この反省を間違った方向に生かし、今度は銀行から出てきた女性に「お金持ってる?」と聞いて、お巡りさんを呼ばれてしまう。まるでチグハグなのである。
そして極めつけ。とある家から「ギェーッ、人殺しだ」という叫び声が聞こえてくる。待ってましたの大事件発生とばかりに窓ガラスを大破させて、その家へと飛び込んでいくと、なんとその悲鳴はテレビドラマのセリフであった。
「ガラス代は後で弁償します」と言って、フラフラと家から出ていくフクロマン。やることなすこと失敗続きののび太は、「もう嫌だっ」とたまらずスーツを脱いでしまう。何も実績を残せぬまま、ヒーロー廃業である。
さて後日、しずちゃんとスネ夫、ジャイアンでフクロマンの噂話をしている。のび太の妄想では、皆で褒め称えていたが、実際には・・・
と、120%いかがわしい男として認識されてしまったのである。
のび太は当然名乗れずに、渋い表情をしてフクロマンの悪口を聞くのであった。
正しいヒーローの在り方は、①正義を行う→②皆に尊敬されるである。ところがのび太が目論んだのはその逆で、①皆に尊敬されたい→②ヒーローになる というもの。のび太には正義心が全くないわけで、似て非なる展開なのである。
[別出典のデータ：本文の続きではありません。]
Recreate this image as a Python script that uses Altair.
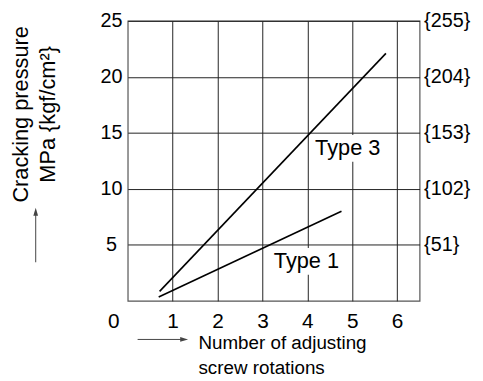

フクロマンスーツという見た目のダサさ怪しさと相俟って、かなりのお間抜けヒーローを演じてしまったのび太は、最終的に「怪人」呼ばわりされてしまう。
確かに「仮面ライダー」などは、正義のヒーローである主人公も、もともとは怪人と呼ばれてもおかしくない改造人間であった。しかし善き行いのおかげでヒーローとなったのである。
英雄と怪人を隔てるものは、そうした純然たる正義の心だが、フクロマン(のび太)は邪な下心ばかりが先を行き、あえなく怪人側に転んでしまったようである。